• _To do_:
The listing below begins with the first line you should copy; stop after the line containing "import * as", and drop every picture.

• _Provided material_:

=-=-=-=-=

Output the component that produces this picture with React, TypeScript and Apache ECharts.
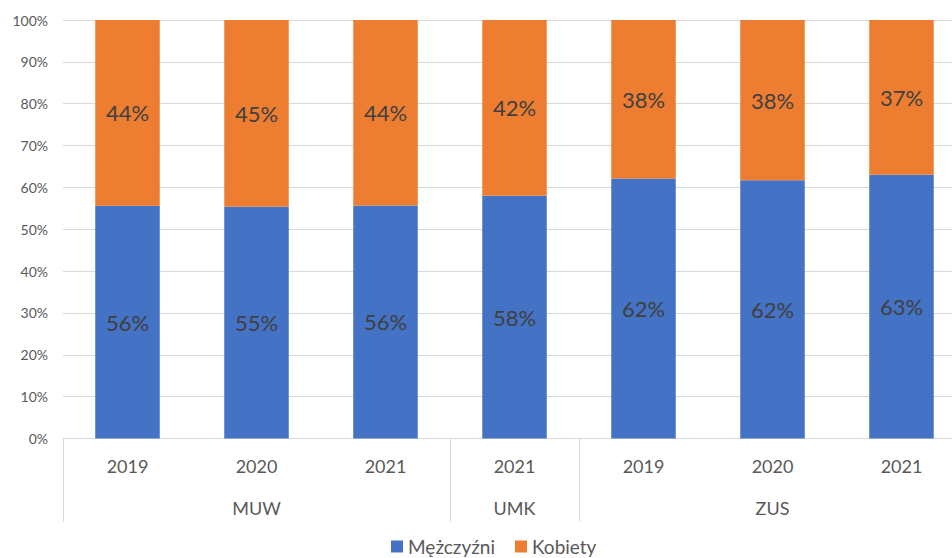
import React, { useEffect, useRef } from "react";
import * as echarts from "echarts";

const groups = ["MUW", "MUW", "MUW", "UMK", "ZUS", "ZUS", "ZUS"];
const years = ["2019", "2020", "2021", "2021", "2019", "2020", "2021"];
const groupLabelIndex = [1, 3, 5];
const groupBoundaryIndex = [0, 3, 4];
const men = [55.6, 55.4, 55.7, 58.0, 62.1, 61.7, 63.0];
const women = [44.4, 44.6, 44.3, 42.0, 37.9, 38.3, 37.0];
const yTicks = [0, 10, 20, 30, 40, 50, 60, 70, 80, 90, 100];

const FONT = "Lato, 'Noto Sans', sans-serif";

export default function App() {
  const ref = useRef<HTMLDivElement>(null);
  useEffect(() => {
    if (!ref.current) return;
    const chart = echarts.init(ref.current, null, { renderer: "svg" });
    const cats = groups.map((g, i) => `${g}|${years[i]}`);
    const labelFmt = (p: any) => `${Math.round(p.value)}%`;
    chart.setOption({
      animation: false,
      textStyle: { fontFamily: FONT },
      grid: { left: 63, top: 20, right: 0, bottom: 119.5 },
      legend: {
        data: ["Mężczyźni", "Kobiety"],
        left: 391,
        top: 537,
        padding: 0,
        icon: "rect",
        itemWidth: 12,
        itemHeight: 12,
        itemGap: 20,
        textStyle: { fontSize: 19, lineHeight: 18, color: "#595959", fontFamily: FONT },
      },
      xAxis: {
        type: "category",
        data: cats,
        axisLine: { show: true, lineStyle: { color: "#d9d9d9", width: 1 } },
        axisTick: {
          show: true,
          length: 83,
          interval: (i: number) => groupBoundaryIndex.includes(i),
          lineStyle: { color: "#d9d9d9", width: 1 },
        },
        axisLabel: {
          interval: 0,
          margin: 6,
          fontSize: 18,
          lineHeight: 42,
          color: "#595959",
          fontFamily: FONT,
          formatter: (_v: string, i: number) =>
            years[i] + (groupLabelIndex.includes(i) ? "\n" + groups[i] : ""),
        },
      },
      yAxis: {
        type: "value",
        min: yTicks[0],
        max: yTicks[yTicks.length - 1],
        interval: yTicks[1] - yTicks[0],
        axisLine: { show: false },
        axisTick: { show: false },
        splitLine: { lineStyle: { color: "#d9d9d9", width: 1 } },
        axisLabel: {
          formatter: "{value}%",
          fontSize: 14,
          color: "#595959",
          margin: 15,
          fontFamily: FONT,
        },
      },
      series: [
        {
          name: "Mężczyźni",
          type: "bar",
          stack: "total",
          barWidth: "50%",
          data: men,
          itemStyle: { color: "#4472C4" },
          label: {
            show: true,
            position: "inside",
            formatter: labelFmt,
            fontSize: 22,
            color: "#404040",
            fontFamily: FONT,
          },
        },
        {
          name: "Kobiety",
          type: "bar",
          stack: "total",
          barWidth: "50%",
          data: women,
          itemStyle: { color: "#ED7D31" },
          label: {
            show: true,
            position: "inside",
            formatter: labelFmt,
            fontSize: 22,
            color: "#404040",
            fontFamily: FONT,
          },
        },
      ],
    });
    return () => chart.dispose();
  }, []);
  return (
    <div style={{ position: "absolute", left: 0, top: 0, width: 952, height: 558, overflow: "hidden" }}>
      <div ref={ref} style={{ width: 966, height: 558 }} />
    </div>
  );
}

=-=-=-=-=

• _The solution_:
Output the component that produces this picture with React, TypeScript and Apache ECharts.
import React, { useEffect, useRef } from "react";
import * as echarts from "echarts";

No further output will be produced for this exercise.